■ PROBLEM DESCRIPTION
From the very first line of the data to the line containing "XAxis, YAxis, ReferenceLine", retype everything exactly, leaving the pictures behind.

Start of COLLECTED DATA

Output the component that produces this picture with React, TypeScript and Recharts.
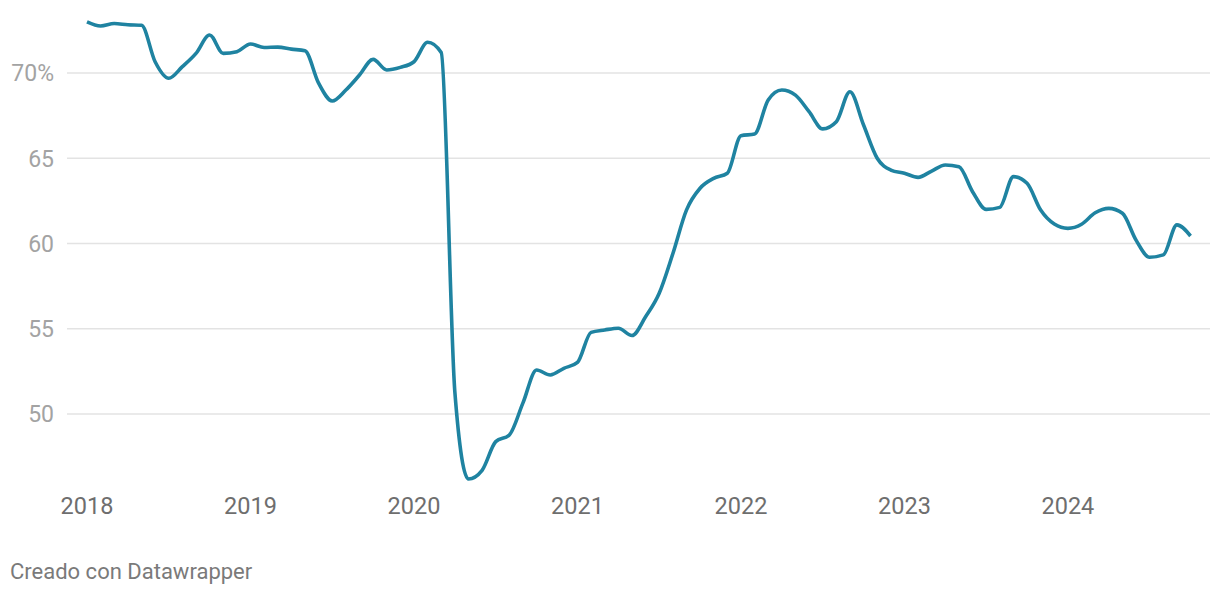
import { LineChart, Line, XAxis, YAxis, ReferenceLine } from "recharts";

// monthly values, Jan 2018 – Oct 2024 (%)
const v2018 = [73.0, 72.76, 72.9, 72.83, 72.8, 70.66, 69.69, 70.37, 71.15, 72.23, 71.15, 71.25];
const v2019 = [71.7, 71.5, 71.52, 71.4, 71.3, 69.4, 68.36, 69.0, 69.88, 70.8, 70.18, 70.33];
const v2020 = [70.66, 71.8, 71.2, 51.3, 46.19, 46.7, 48.38, 48.77, 50.65, 52.58, 52.29, 52.68];
const v2021 = [53.03, 54.79, 54.93, 55.03, 54.6, 55.7, 57.08, 59.4, 61.96, 63.24, 63.82, 64.12];
const v2022 = [66.32, 66.42, 68.42, 69.0, 68.7, 67.73, 66.72, 67.14, 68.9, 66.95, 65.0, 64.31];
const v2023 = [64.12, 63.88, 64.25, 64.6, 64.5, 63.04, 62.0, 62.12, 63.92, 63.53, 61.96, 61.14];
const v2024 = [60.89, 61.13, 61.8, 62.06, 61.77, 60.2, 59.19, 59.33, 61.09, 60.44];

const years = [2018, 2019, 2020, 2021, 2022, 2023, 2024];
const yTicks = [50, 55, 60, 65, 70];

const byYear = [v2018, v2019, v2020, v2021, v2022, v2023, v2024];
const data = byYear.flatMap((vals, yi) =>
  vals.map((v, m) => ({ t: years[yi] + m / 12, value: v }))
);

const LINE = "#1f83a1";
const GRID = "#e3e3e3";

function YTick(props: any) {
  const { y, payload } = props;
  const label = payload.value === 70 ? "70%" : String(payload.value);
  return (
    <text x={54} y={y} dy="0.36em" textAnchor="end" fill="#a3a3a3" fontSize={23} fontFamily="Roboto">
      {label}
    </text>
  );
}

function XTick(props: any) {
  const { x, y, payload } = props;
  return (
    <text x={x} y={y + 24} textAnchor="middle" fill="#6e6e6e" fontSize={23.5} fontFamily="Roboto">
      {payload.value}
    </text>
  );
}

export default function App() {
  return (
    <div style={{ position: "absolute", left: 0, top: 0, width: 1220, height: 596, background: "#fff", fontFamily: "Roboto" }}>
      <LineChart
        width={1220}
        height={530}
        data={data}
        margin={{ top: 4.8, right: 10, bottom: 7.8, left: 0 }}
      >
        <XAxis
          dataKey="t"
          type="number"
          domain={[2017.8777, 2024.869]}
          ticks={years}
          allowDataOverflow
          axisLine={false}
          tickLine={false}
          height={40}
          tick={<XTick />}
        />
        <YAxis
          type="number"
          domain={[46, 74]}
          ticks={yTicks}
          allowDataOverflow
          axisLine={false}
          tickLine={false}
          width={67}
          tick={<YTick />}
        />
        {yTicks.map((t) => (
          <ReferenceLine key={t} y={t} stroke={GRID} strokeWidth={1.5} />
        ))}
        <Line
          type="monotone"
          dataKey="value"
          stroke={LINE}
          strokeWidth={3.6}
          dot={false}
          isAnimationActive={false}
        />
      </LineChart>
      <div style={{ position: "absolute", left: 10, top: 558.5, fontSize: 22, color: "#7a7a7a", fontFamily: "Roboto" }}>
        Creado con Datawrapper
      </div>
    </div>
  );
}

End of COLLECTED DATA

■ REPLY
Output the component that produces this picture with React, TypeScript and Recharts.
import { LineChart, Line, XAxis, YAxis, ReferenceLine } from "recharts";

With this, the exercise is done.